Answer with a single number: the count of lines that hold "chart".

(Figure scripts)

--- Begin ---

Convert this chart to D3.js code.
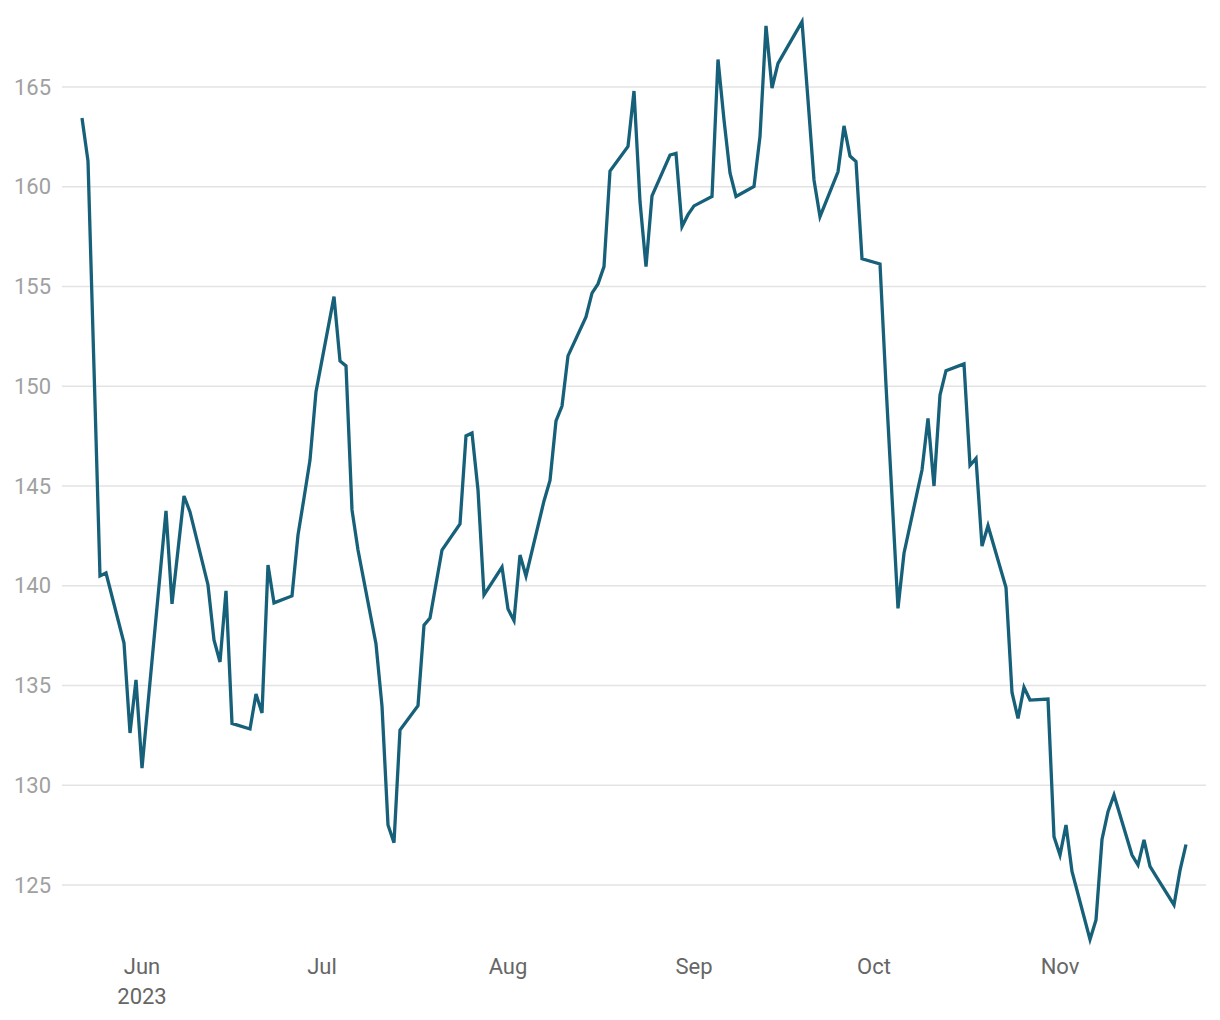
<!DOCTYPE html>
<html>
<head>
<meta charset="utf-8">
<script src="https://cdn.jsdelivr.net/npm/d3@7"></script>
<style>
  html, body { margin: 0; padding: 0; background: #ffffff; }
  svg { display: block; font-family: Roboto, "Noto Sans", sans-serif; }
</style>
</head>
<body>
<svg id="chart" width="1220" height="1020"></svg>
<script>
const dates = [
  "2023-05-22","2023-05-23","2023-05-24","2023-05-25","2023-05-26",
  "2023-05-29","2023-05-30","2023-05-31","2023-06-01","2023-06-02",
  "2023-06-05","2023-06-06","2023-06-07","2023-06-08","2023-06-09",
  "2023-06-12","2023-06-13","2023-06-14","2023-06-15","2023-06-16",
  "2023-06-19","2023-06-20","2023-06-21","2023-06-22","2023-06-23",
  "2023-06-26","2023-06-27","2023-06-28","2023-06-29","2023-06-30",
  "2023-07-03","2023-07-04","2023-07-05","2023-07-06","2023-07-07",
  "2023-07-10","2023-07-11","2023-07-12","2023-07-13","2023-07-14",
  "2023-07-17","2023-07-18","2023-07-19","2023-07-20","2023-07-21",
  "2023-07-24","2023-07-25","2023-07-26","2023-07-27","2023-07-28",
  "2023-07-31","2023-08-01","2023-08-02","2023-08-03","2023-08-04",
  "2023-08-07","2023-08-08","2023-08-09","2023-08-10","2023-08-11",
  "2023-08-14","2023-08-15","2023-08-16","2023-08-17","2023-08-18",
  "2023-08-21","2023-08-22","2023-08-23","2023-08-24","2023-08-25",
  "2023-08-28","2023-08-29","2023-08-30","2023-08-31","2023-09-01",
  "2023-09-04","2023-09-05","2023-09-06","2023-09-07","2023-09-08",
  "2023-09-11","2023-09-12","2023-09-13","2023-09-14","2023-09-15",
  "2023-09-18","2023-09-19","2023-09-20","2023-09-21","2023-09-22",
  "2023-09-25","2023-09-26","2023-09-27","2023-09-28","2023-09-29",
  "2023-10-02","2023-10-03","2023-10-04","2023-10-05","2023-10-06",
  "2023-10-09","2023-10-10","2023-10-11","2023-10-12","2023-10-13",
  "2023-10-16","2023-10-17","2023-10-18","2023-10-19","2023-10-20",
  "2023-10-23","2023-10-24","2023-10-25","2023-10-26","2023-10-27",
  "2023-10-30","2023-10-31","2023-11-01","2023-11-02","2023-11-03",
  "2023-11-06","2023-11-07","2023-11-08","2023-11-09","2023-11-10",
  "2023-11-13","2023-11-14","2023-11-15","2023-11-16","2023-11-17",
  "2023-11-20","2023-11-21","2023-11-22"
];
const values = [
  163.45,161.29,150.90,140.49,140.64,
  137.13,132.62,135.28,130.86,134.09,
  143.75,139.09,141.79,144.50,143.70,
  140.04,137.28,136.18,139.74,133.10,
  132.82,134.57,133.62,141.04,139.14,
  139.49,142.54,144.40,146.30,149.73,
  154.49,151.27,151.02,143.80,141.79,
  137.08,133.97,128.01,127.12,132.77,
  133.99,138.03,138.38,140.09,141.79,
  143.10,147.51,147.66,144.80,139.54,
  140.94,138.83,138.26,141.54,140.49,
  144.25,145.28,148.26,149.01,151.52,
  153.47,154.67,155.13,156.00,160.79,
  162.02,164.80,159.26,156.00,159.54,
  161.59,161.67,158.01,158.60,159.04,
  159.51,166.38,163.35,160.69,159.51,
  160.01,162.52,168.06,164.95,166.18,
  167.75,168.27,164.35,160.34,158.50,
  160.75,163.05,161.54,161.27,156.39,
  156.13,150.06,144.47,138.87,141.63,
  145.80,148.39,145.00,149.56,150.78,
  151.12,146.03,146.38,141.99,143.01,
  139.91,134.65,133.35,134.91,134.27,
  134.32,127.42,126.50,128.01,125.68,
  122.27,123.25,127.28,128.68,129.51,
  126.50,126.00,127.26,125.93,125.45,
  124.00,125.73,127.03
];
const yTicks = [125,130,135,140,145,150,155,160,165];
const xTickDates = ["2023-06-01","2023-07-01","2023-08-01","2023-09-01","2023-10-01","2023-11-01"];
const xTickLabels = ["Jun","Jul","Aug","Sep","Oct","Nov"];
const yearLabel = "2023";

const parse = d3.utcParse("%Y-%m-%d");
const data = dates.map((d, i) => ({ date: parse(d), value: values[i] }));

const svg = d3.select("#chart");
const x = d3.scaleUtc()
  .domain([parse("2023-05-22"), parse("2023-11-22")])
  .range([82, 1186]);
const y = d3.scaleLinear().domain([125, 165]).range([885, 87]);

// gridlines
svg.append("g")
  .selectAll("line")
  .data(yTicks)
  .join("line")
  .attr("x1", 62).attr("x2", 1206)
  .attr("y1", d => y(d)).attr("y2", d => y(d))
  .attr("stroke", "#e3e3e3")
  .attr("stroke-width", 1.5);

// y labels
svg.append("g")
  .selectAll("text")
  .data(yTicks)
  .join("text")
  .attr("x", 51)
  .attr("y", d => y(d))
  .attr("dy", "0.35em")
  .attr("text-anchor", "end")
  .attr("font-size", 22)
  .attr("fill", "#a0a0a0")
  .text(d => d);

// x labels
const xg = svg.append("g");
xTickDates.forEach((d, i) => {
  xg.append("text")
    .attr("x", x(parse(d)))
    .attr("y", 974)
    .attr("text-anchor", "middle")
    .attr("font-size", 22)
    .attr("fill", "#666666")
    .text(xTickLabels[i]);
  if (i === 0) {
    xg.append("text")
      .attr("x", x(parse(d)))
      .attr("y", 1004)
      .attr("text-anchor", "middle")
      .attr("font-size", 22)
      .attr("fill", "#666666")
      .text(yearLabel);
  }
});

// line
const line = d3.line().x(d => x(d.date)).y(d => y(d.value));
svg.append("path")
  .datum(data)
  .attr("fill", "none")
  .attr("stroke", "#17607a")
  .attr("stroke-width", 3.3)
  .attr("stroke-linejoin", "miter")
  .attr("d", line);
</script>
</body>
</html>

--- End ---
--- Begin ---

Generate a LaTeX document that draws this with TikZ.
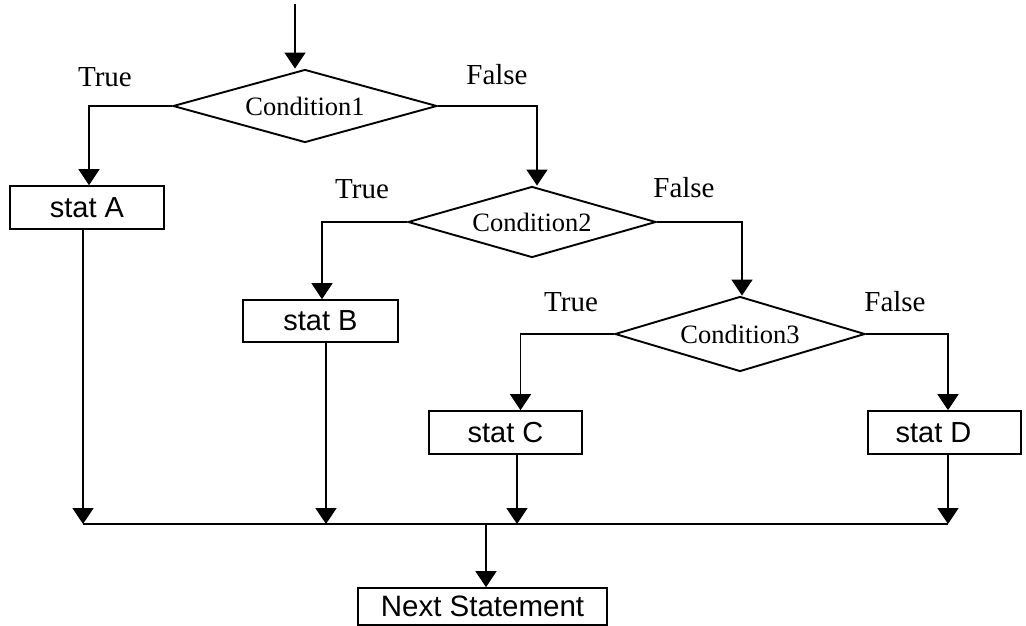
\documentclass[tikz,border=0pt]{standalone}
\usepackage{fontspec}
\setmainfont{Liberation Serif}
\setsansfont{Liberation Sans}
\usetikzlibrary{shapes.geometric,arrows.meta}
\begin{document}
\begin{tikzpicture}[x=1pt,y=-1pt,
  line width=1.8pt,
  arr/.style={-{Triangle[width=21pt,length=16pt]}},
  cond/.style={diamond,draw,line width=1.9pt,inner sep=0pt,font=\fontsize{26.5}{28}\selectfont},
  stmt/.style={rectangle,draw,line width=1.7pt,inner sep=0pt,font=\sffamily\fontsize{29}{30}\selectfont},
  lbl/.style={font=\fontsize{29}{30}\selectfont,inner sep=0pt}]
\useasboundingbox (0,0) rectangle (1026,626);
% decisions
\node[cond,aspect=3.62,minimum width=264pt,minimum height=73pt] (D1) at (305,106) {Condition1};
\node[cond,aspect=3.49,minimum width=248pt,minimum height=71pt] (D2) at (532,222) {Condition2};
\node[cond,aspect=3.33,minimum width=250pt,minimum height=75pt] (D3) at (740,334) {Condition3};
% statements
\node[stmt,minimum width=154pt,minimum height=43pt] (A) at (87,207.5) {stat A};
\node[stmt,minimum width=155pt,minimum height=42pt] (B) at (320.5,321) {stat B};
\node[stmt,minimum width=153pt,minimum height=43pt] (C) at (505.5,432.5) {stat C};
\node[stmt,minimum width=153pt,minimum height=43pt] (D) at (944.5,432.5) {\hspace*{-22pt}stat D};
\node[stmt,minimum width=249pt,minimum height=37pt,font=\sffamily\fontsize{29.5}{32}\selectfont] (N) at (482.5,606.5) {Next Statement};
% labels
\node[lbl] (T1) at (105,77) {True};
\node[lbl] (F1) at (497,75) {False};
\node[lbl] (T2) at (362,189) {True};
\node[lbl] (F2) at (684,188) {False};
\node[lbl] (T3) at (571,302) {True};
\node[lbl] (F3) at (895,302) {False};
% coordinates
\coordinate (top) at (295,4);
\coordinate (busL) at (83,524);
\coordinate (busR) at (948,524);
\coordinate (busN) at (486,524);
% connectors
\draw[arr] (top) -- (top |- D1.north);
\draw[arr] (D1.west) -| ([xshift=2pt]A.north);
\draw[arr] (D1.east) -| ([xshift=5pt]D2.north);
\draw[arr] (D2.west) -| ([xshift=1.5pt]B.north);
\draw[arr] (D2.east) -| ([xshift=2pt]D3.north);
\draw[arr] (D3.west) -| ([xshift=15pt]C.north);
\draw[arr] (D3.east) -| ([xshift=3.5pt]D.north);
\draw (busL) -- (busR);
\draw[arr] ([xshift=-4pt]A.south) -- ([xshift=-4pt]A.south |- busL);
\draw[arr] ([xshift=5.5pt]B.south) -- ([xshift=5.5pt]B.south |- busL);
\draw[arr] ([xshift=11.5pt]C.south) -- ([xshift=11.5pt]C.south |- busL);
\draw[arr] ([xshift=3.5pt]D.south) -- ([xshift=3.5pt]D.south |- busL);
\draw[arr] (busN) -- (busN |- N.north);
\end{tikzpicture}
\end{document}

--- End ---

**Exercise solution:** 3